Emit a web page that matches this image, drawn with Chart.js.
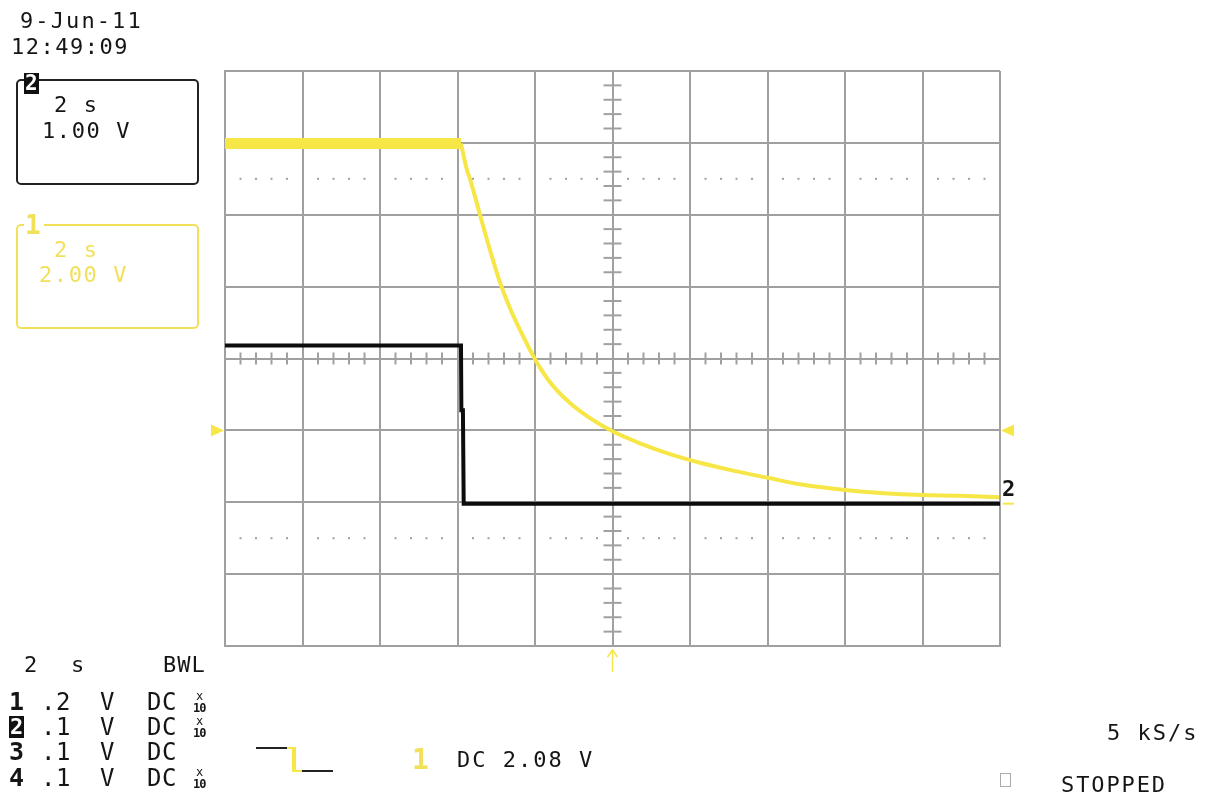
<!DOCTYPE html>
<html>
<head>
<meta charset="utf-8">
<script src="https://cdn.jsdelivr.net/npm/chart.js@4.4.1/dist/chart.umd.min.js"></script>
<style>
  html,body{margin:0;padding:0;background:#fff;}
  #wrap{position:relative;width:1206px;height:794px;overflow:hidden;background:#fff;}
  canvas{position:absolute;left:0;top:0;}
  .t{position:absolute;white-space:pre;font-family:"DejaVu Sans Mono","Liberation Mono",monospace;line-height:1;color:#151515;}
  .box{position:absolute;border-radius:5px;box-sizing:border-box;}
</style>
</head>
<body>
<div id="wrap"><canvas id="c" width="1206" height="794"></canvas></div>
<script>
// ---- Data (screen divisions: x 0..10 = 2 s/div, y -4..4) ----
const ch1FlatX = [0, 3.045];
const ch1FlatY = [2.99, 2.99];
const ch1DecayX = [3.045, 3.123, 3.161, 3.290, 3.419, 3.548, 3.677, 3.806, 4.000, 4.194, 4.452, 4.710, 4.994, 5.355, 5.742, 6.129, 6.516, 7.006, 7.419, 8.000, 8.452, 8.994, 9.484, 9.987];
const ch1DecayY = [2.99, 2.62, 2.50, 2.00, 1.51, 1.06, 0.70, 0.40, -0.01, -0.33, -0.62, -0.83, -1.01, -1.18, -1.33, -1.45, -1.55, -1.66, -1.75, -1.83, -1.87, -1.90, -1.91, -1.93];
const ch2X = [0, 3.045, 3.050, 3.070, 3.080, 10];
const ch2Y = [0.18, 0.18, -0.72, -0.72, -2.02, -2.02];
const ch1Ground = -1;       // yellow marker level (divisions)
const xTicks = [0,1,2,3,4,5,6,7,8,9,10];
const yTicks = [-4,-3,-2,-1,0,1,2,3,4];

const YEL = '#f6e646';
const YEL_T = '#f3e05a';
const GRID = '#a0a0a0';

const pts = (xs, ys) => xs.map((x, i) => ({x, y: ys[i]}));

const scopePlugin = {
  id: 'scope',
  beforeDatasetsDraw(chart) {
    const {ctx, scales: {x, y}} = chart;
    ctx.save();
    ctx.strokeStyle = GRID;
    ctx.fillStyle = GRID;
    ctx.lineWidth = 2;
    const x0 = x.getPixelForValue(5), y0 = y.getPixelForValue(0);
    for (let v = 0; v <= 10.0001; v += 0.2) {
      if (Math.abs(v - Math.round(v)) < 1e-6) continue;
      const px = x.getPixelForValue(v);
      ctx.beginPath(); ctx.moveTo(px, y0 - 6); ctx.lineTo(px, y0 + 6); ctx.stroke();
    }
    for (let v = -4; v <= 4.0001; v += 0.2) {
      if (Math.abs(v - Math.round(v)) < 1e-6) continue;
      const py = y.getPixelForValue(v);
      ctx.beginPath(); ctx.moveTo(x0 - 9, py); ctx.lineTo(x0 + 9, py); ctx.stroke();
    }
    [2.5, -2.5].forEach(r => {
      const py = y.getPixelForValue(r);
      for (let v = 0; v <= 10.0001; v += 0.2) {
        if (Math.abs(v - Math.round(v)) < 1e-6) continue;
        const px = x.getPixelForValue(v);
        ctx.fillRect(px - 1, py - 1, 2, 2);
      }
    });
    ctx.restore();
  },
  afterDraw(chart) {
    const {ctx, scales: {x, y}, chartArea: a} = chart;
    ctx.save();
    ctx.fillStyle = YEL;
    const gy = y.getPixelForValue(ch1Ground);
    ctx.beginPath(); ctx.moveTo(a.left - 1, gy); ctx.lineTo(a.left - 14, gy - 6); ctx.lineTo(a.left - 14, gy + 6); ctx.closePath(); ctx.fill();
    ctx.beginPath(); ctx.moveTo(a.right + 1, gy); ctx.lineTo(a.right + 14, gy - 6); ctx.lineTo(a.right + 14, gy + 6); ctx.closePath(); ctx.fill();
    const cx = x.getPixelForValue(5);
    ctx.strokeStyle = YEL; ctx.lineWidth = 1.5;
    ctx.beginPath(); ctx.moveTo(cx, a.bottom + 4); ctx.lineTo(cx, a.bottom + 26); ctx.stroke();
    ctx.beginPath(); ctx.moveTo(cx - 5, a.bottom + 11); ctx.lineTo(cx, a.bottom + 4); ctx.lineTo(cx + 5, a.bottom + 11); ctx.stroke();
    ctx.fillRect(a.right + 3, y.getPixelForValue(-2.02) - 1, 11, 2);
    ctx.restore();
  }
};

new Chart(document.getElementById('c'), {
  type: 'line',
  data: {
    datasets: [
      {data: pts(ch2X, ch2Y), borderColor: '#0d0d0d', borderWidth: 4, pointRadius: 0, tension: 0, borderJoinStyle: 'miter'},
      {data: pts(ch1FlatX, ch1FlatY), borderColor: YEL, borderWidth: 11, pointRadius: 0, tension: 0, borderCapStyle: 'butt'},
      {data: pts(ch1DecayX, ch1DecayY), borderColor: YEL, borderWidth: 4, pointRadius: 0, cubicInterpolationMode: 'monotone'}
    ]
  },
  options: {
    responsive: false,
    devicePixelRatio: 1,
    animation: false,
    layout: {padding: {left: 225, right: 206, top: 71, bottom: 148}},
    plugins: {legend: {display: false}, tooltip: {enabled: false}},
    scales: {
      x: {type: 'linear', min: 0, max: 10, afterBuildTicks: s => { s.ticks = xTicks.map(v => ({value: v})); },
          ticks: {display: false}, grid: {color: GRID, lineWidth: 2, drawTicks: false},
          border: {display: true, color: GRID, width: 2}},
      y: {type: 'linear', min: -4, max: 4, afterBuildTicks: s => { s.ticks = yTicks.map(v => ({value: v})); },
          ticks: {display: false}, grid: {color: GRID, lineWidth: 2, drawTicks: false},
          border: {display: true, color: GRID, width: 2}}
    }
  },
  plugins: [scopePlugin]
});

// ---- Text annotations (HTML) ----
const wrap = document.getElementById('wrap');
function T(text, x, base, fs, opt = {}) {
  const d = document.createElement('div');
  d.className = 't';
  d.textContent = text;
  d.style.fontSize = fs + 'px';
  d.style.left = x + 'px';
  d.style.top = (base - 0.846 * fs) + 'px';
  if (opt.color) d.style.color = opt.color;
  if (opt.ls !== undefined) d.style.letterSpacing = opt.ls + 'px';
  if (opt.bold) d.style.fontWeight = 'bold';
  if (opt.bg) d.style.background = opt.bg;
  if (opt.pad) d.style.padding = opt.pad;
  wrap.appendChild(d);
  return d;
}
function B(l, t, w, h, color) {
  const d = document.createElement('div');
  d.className = 'box';
  d.style.left = l + 'px'; d.style.top = t + 'px';
  d.style.width = w + 'px'; d.style.height = h + 'px';
  d.style.border = '2px solid ' + color;
  wrap.appendChild(d);
}

T('9-Jun-11', 20, 29, 22, {ls: 2.1});
T('12:49:09', 11, 55, 22, {ls: 1.5});

B(16, 79, 183, 106, '#222');
T('2', 24, 91, 21, {bold: true, color: '#fff', bg: '#111', pad: '0 1px'});
T('2 s', 54, 113, 22, {ls: 1.6});
T('1.00 V', 42, 139, 22, {ls: 1.6});

B(16, 224, 183, 105, YEL_T);
T('1', 24, 234, 26, {bold: true, color: YEL_T, bg: '#fff', pad: '0 3px 0 1px'});
T('2 s', 54, 258, 22, {ls: 1.6, color: YEL_T});
T('2.00 V', 39, 283, 22, {ls: 1.6, color: YEL_T});

T('2', 24, 673, 22);
T('s', 71, 673, 22);
T('BWL', 163, 673, 22, {ls: 1});
const rows = [
  {n: '1', v: '.2', x10: true, base: 710},
  {n: '2', v: '.1', x10: true, base: 735, inv: true},
  {n: '3', v: '.1', x10: false, base: 760},
  {n: '4', v: '.1', x10: true, base: 786}
];
rows.forEach(r => {
  if (r.inv) T(r.n, 9, r.base, 22, {bold: true, color: '#fff', bg: '#111', pad: '0 1px'});
  else T(r.n, 9, r.base, 25, {bold: true});
  T(r.v, 41, r.base, 24, {ls: 0.5});
  T('V', 100, r.base, 24);
  T('DC', 147, r.base, 24, {ls: 0.5});
  if (r.x10) {
    T('x', 196, r.base - 10, 12);
    T('10', 193, r.base + 2, 12, {bold: true, ls: -1});
  }
});

(function(){
  const mk = (l, t, w, h, c) => { const d = document.createElement('div'); d.style.cssText = `position:absolute;left:${l}px;top:${t}px;width:${w}px;height:${h}px;background:${c}`; wrap.appendChild(d); };
  mk(256, 747, 31, 2, '#222');
  mk(287, 747, 7, 2, YEL);
  mk(292, 747, 4, 25, YEL);
  mk(296, 770, 6, 2, YEL);
  mk(302, 770, 31, 2, '#222');
  const s = document.createElement('div');
  s.style.cssText = 'position:absolute;left:1000px;top:773px;width:11px;height:14px;border:1px solid #aaa;box-sizing:border-box;';
  wrap.appendChild(s);
})();

T('1', 412, 770, 28, {color: YEL_T, bold: true});
T('DC 2.08 V', 457, 768, 22, {ls: 2});
T('5 kS/s', 1107, 741, 22, {ls: 2});
T('STOPPED', 1061, 793, 22, {ls: 1.9});
T('2', 1002, 497, 22, {bold: true});
</script>
</body>
</html>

* * * *

### Written exercise
Repeat, exactly and in full, each line from the start of the data to the line that contains "const pts = (xs, ys)". Pictures do not go in.

### Response
Emit a web page that matches this image, drawn with Chart.js.
<!DOCTYPE html>
<html>
<head>
<meta charset="utf-8">
<script src="https://cdn.jsdelivr.net/npm/chart.js@4.4.1/dist/chart.umd.min.js"></script>
<style>
  html,body{margin:0;padding:0;background:#fff;}
  #wrap{position:relative;width:1206px;height:794px;overflow:hidden;background:#fff;}
  canvas{position:absolute;left:0;top:0;}
  .t{position:absolute;white-space:pre;font-family:"DejaVu Sans Mono","Liberation Mono",monospace;line-height:1;color:#151515;}
  .box{position:absolute;border-radius:5px;box-sizing:border-box;}
</style>
</head>
<body>
<div id="wrap"><canvas id="c" width="1206" height="794"></canvas></div>
<script>
// ---- Data (screen divisions: x 0..10 = 2 s/div, y -4..4) ----
const ch1FlatX = [0, 3.045];
const ch1FlatY = [2.99, 2.99];
const ch1DecayX = [3.045, 3.123, 3.161, 3.290, 3.419, 3.548, 3.677, 3.806, 4.000, 4.194, 4.452, 4.710, 4.994, 5.355, 5.742, 6.129, 6.516, 7.006, 7.419, 8.000, 8.452, 8.994, 9.484, 9.987];
const ch1DecayY = [2.99, 2.62, 2.50, 2.00, 1.51, 1.06, 0.70, 0.40, -0.01, -0.33, -0.62, -0.83, -1.01, -1.18, -1.33, -1.45, -1.55, -1.66, -1.75, -1.83, -1.87, -1.90, -1.91, -1.93];
const ch2X = [0, 3.045, 3.050, 3.070, 3.080, 10];
const ch2Y = [0.18, 0.18, -0.72, -0.72, -2.02, -2.02];
const ch1Ground = -1;       // yellow marker level (divisions)
const xTicks = [0,1,2,3,4,5,6,7,8,9,10];
const yTicks = [-4,-3,-2,-1,0,1,2,3,4];

const YEL = '#f6e646';
const YEL_T = '#f3e05a';
const GRID = '#a0a0a0';

const pts = (xs, ys) => xs.map((x, i) => ({x, y: ys[i]}));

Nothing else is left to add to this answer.